Jeff Bezos said during a CNBC TV18 interview that increasing the taxes he pays would not provide direct benefit to a teacher in Queens [1].

The comments highlight the ongoing debate over wealth redistribution and whether targeting the highest earners creates tangible improvements for public sector workers.

Bezos said that broader systemic reforms are more critical than focusing solely on the taxation of billionaires [1]. He suggested that the current approach to tax increases on the ultra-wealthy does not necessarily translate into localized improvements for educators or other public servants.

"You could double the taxes I pay, and it’s not gonna help that teacher in Queens. I promise you," Bezos said [1].

During the interview, Bezos also expressed praise for Donald Trump [1]. He defended his views on taxation by framing the issue as a matter of systemic efficiency rather than individual contribution.
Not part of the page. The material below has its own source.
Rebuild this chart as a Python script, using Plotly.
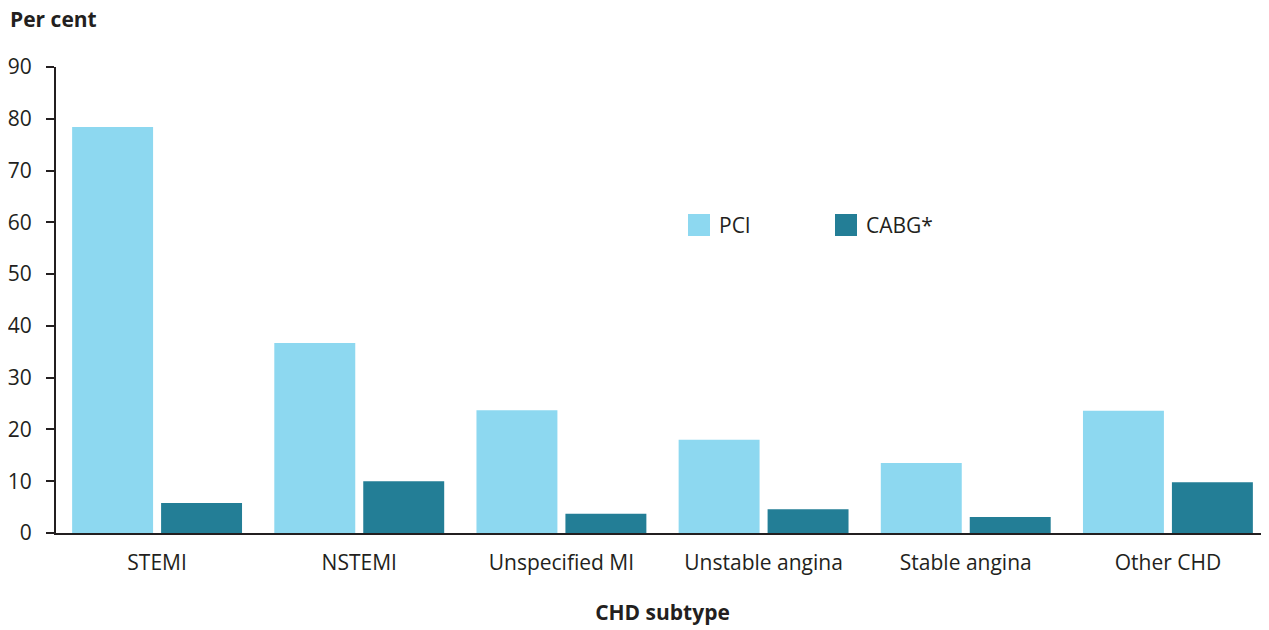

Bezos said that the focus on billionaire wealth often overlooks the underlying structural issues within government spending and allocation [1]. By shifting the conversation toward systemic reform, he positioned the argument against simple tax hikes as a matter of practical utility, claiming that such measures fail to reach the people they are intended to help.
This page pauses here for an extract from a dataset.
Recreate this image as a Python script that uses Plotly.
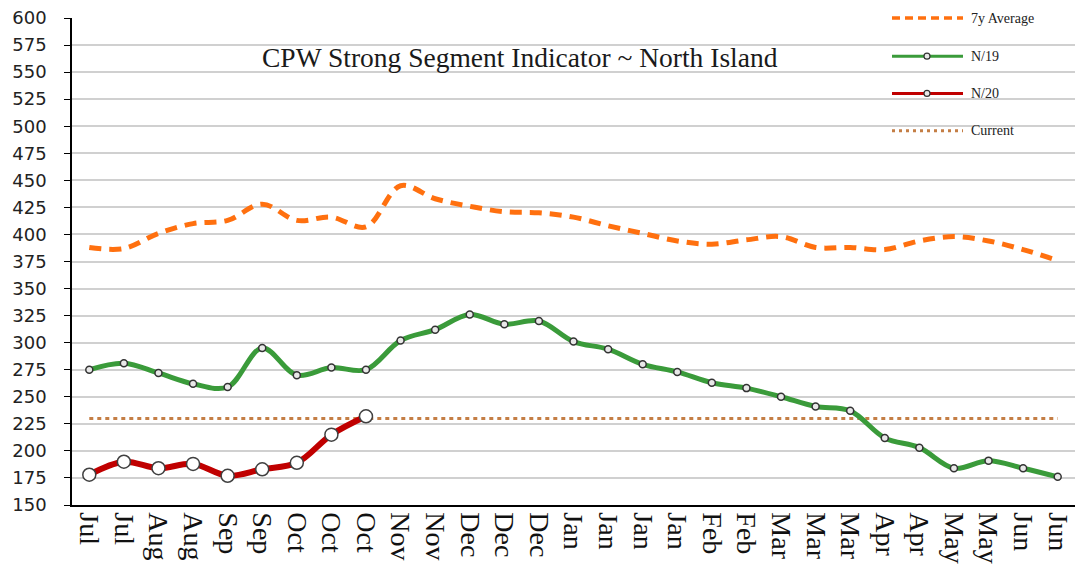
import plotly.graph_objects as go

labels = ["Jul", "Jul", "Aug", "Aug", "Sep", "Sep", "Oct", "Oct", "Oct", "Nov", "Nov",
          "Dec", "Dec", "Dec", "Jan", "Jan", "Jan", "Jan", "Feb", "Feb", "Mar", "Mar",
          "Mar", "Apr", "Apr", "May", "May", "Jun", "Jun"]

avg_7y = [388, 387, 401, 410, 413, 428, 413, 416, 407, 445, 433, 426, 421, 420, 416,
          408, 401, 394, 391, 395, 398, 388, 388, 386, 394, 398, 394, 386, 376]

n19 = [275, 281, 272, 262, 259, 295, 270, 277, 275, 302, 312, 326, 317, 320, 301,
       294, 280, 273, 263, 258, 250, 241, 237, 212, 203, 184, 191, 184, 176]

n20 = [178, 190, 184, 188, 177, 183, 189, 215, 232]

current_level = 230

title_text = "CPW Strong Segment Indicator ~ North Island"
legend_names = ["7y Average", "N/19", "N/20", "Current"]

ORANGE = "#FF700F"
GREEN = "#3A9B3A"
RED = "#C00000"
BROWN = "#C47E45"

x_all = list(range(len(labels)))

fig = go.Figure()

fig.add_trace(go.Scatter(
    x=x_all, y=[current_level] * len(labels), mode="lines",
    line=dict(color=BROWN, width=3, dash="4px,4px"), name=legend_names[3],
    showlegend=False))

fig.add_trace(go.Scatter(
    x=x_all, y=avg_7y, mode="lines",
    line=dict(color=ORANGE, width=5, shape="spline", smoothing=1.0, dash="12px,8px"),
    name=legend_names[0], showlegend=False))

fig.add_trace(go.Scatter(
    x=x_all, y=n19, mode="lines+markers",
    line=dict(color=GREEN, width=5, shape="spline", smoothing=1.0),
    marker=dict(size=7, color="#E8E8E8", line=dict(color="#333333", width=1.5)),
    name=legend_names[1], showlegend=False))

fig.add_trace(go.Scatter(
    x=x_all[:len(n20)], y=n20, mode="lines+markers",
    line=dict(color=RED, width=6, shape="spline", smoothing=1.0),
    marker=dict(size=13, color="white", line=dict(color="#404040", width=1.5)),
    name=legend_names[2], showlegend=False))

# page geometry (body margin removed, figure at 0,0)
W, H = 1081, 570
PLOT_L, PLOT_R, PLOT_T, PLOT_B = 72, 1075, 18, 515
L, R, T, B = PLOT_L, W - PLOT_R, PLOT_T, H - PLOT_B
pw = PLOT_R - PLOT_L
ph = PLOT_B - PLOT_T


def px_x(p):
    return (p - PLOT_L) / pw


def px_y(p):
    return (PLOT_B - p) / ph


shapes = []
# white box behind title
shapes.append(dict(type="rect", xref="paper", yref="paper",
                   x0=px_x(222), x1=px_x(795), y0=px_y(86), y1=px_y(34),
                   fillcolor="white", line=dict(width=0), layer="between"))
# white box behind legend
shapes.append(dict(type="rect", xref="paper", yref="paper",
                   x0=px_x(880), x1=px_x(1055), y0=px_y(146), y1=px_y(0),
                   fillcolor="white", line=dict(width=0), layer="between"))

leg_y = [18, 57, 95, 133]
leg_styles = [
    dict(color=ORANGE, width=3.5, dash="8px,5px"),
    dict(color=GREEN, width=3),
    dict(color=RED, width=3),
    dict(color=BROWN, width=3, dash="3px,4px"),
]
annotations = []
for yy, st, nm in zip(leg_y, leg_styles, legend_names):
    shapes.append(dict(type="line", xref="paper", yref="paper",
                       x0=px_x(892), x1=px_x(963), y0=px_y(yy), y1=px_y(yy),
                       line=st, layer="above"))
    annotations.append(dict(text=nm, xref="paper", yref="paper", x=px_x(969), y=px_y(yy),
                            xanchor="left", yanchor="middle", showarrow=False,
                            font=dict(family="Liberation Serif", size=14, color="#222222")))
for yy in [57, 95]:
    shapes.append(dict(type="circle", xref="paper", yref="paper", xsizemode="pixel",
                       ysizemode="pixel", xanchor=px_x(927), yanchor=px_y(yy),
                       x0=-3, x1=3, y0=-3, y1=3, fillcolor="#E8E8E8",
                       line=dict(color="#333333", width=1.2), layer="above"))

annotations.append(dict(text=title_text, xref="paper", yref="paper",
                        x=px_x(520), y=px_y(58), xanchor="center", yanchor="middle",
                        showarrow=False,
                        font=dict(family="Liberation Serif", size=27.5, color="#1a1a1a")))

fig.update_layout(
    width=W, height=H,
    margin=dict(l=L, r=R, t=T, b=B, pad=0),
    paper_bgcolor="white", plot_bgcolor="white",
    showlegend=False,
    shapes=shapes, annotations=annotations,
    xaxis=dict(range=[-0.5, len(labels) - 0.5], tickmode="array", tickvals=x_all,
               ticktext=labels, tickangle=90, ticks="", showgrid=False, zeroline=False,
               showline=True, linecolor="black", linewidth=1.5,
               ticklabeloverflow="allow",
               tickfont=dict(family="Liberation Serif", size=28, color="#111111")),
    xaxis2=dict(range=[-0.5, len(labels) - 0.5], overlaying="x", anchor="y", side="bottom",
                tickmode="array", tickvals=[i - 0.5 for i in range(len(labels) + 1)],
                ticks="outside", ticklen=6, tickwidth=1.2, tickcolor="black",
                showticklabels=False, showgrid=False, zeroline=False, showline=False),
    yaxis=dict(range=[150, 600], tickmode="linear", tick0=150, dtick=25,
               ticks="outside", ticklen=6, tickwidth=1.2, tickcolor="black",
               showline=True, linecolor="black", linewidth=1.5,
               gridcolor="#D0D0D0", gridwidth=1.5, zeroline=False,
               ticklabelstandoff=14, ticklabeloverflow="allow",
               tickfont=dict(family="DejaVu Sans", size=18, color="#222222")),
)

fig.write_html(
    "out.html",
    config={"displayModeBar": False},
    post_script="document.body.style.margin='0';document.body.style.padding='0';"
                "document.body.style.overflow='hidden';",
)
"You could double the taxes I pay, and it’s not gonna help that teacher in Queens."

Bezos' comments reflect a common argument among high-net-worth individuals that the mechanism of government spending is more flawed than the amount of revenue collected. By citing a specific example like a teacher in Queens, he attempts to decouple the act of taxing billionaires from the actual delivery of public services, suggesting that the bottleneck is administrative or systemic rather than financial.